Сколько же Опариных повстречалось на дорогах войны! И когда вспоминаешь их поименно, воскрешаешь для себя их образы, невольно охватывает какое-то чувство гордости за то, что посчастливилось с такими дружить, за то, что хоть в малейшей степени причастен к тому, что они сотворили доброго в мире.
И почему-то всегда, когда мысль обращается к этим людям, по ассоциации, суть которой не могу определить, возникают воспоминания о другой ночи, предшествовавшей гибели истинно замечательного журналиста Петра Лидова. Он погиб под Полтавой, на аэродроме, на котором базировались американские «летающие крепости», совершавшие челночные перелеты через Ла-Манш к нашим украинским степям.

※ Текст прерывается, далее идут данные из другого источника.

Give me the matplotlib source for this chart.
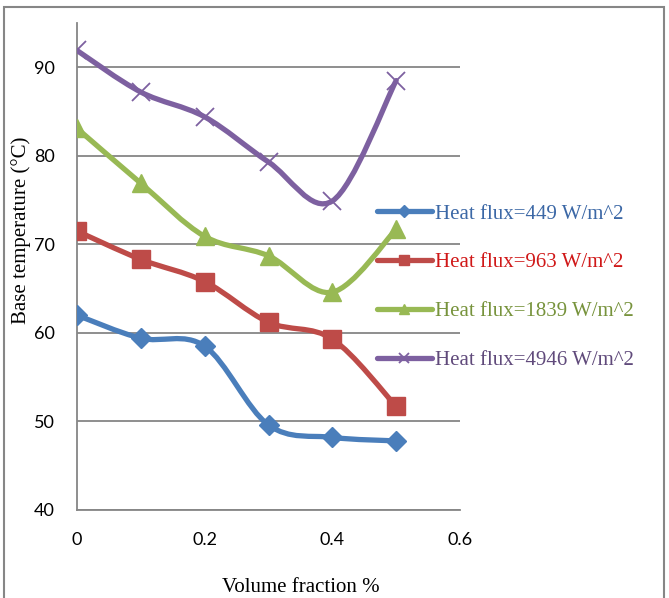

Мы сидели на окраине взлетного поля, вспоминали минувшее, рисовали себе картины завтрашнего. Петр был по природе лириком и потому в каждом человеке стремился отыскать прежде всего черты поэтические. Он искренне был убежден, что после войны создаст многокнижную поэму о тех, кто в тяжелый для Родины час надел солдатскую шинель, оставив любимое дело, любимых людей. Петр сам был частицей их жизни. Вражеская бомба убила его, и планам талантливого летописца Великой Отечественной не суждено было свершиться. Но десятилетия спустя, перечитывая написанные Лидовым главы задуманной им поэмы, все отчетливее представляешь себе душевное богатство и мужество тех, с кем сегодня не можешь разделить радость завоеванной в борьбе победы над злом. Победы личной и общенародной. Победы, озаряющей дорогу всех лет жизни, определенных каждому судьбой. Победы, счастье которой оставляешь в наследство детям и внукам. Победы, в которой есть частица твоих физических и духовных усилий, капля твоей крови.